Framing a flywheel as a "simulation of a turbine" is really bizarre, unless there's something quite weird about this particular flywheel that the article fails to make clear.
It is to mimic the spinning turbine generators, which themselves act as flywheels, but in this case without the turbine part. The rotational inertia gives stability in that the frequency cannot suddenly change. I thought that was quite clear from the article?
The article isn't unclear, it's just weird. Smoothing out the input power is doubtlessly the most common purpose of a flywheel, second to power storage, and both of those is what this flywheel is for too. Describing a flywheel in terms of a turbine due to turbines acting as flywheels is the part that's weird.
As somebody without the domain knowledge, I thought the article did a great job of making it clear what the flywheel is doing (though of course it could be misleading in some way and I wouldn't know). I'm honestly a little confused as to the nature of your objection about which object is described in the context of the other.
I'm not 'objecting' to anything and I don't think it's misleading.
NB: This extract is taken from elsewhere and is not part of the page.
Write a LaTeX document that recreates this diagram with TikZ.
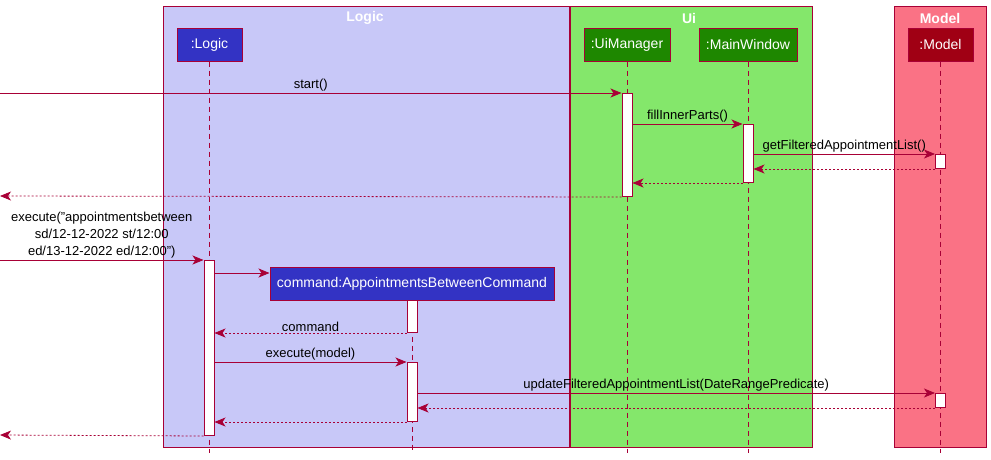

I just think it's weird to describe a simple machine in terms of a more complex machine by pointing out that in one aspect the more complex machine is doing what the simpler machine does.
It's like describing a light-switch in terms of relays. Not wrong, not even misleading, but normally you'd expect the comparison to be made the other way around; describing relays in terms of light-switches or the rotational inertia of turbines in terms of flywheels.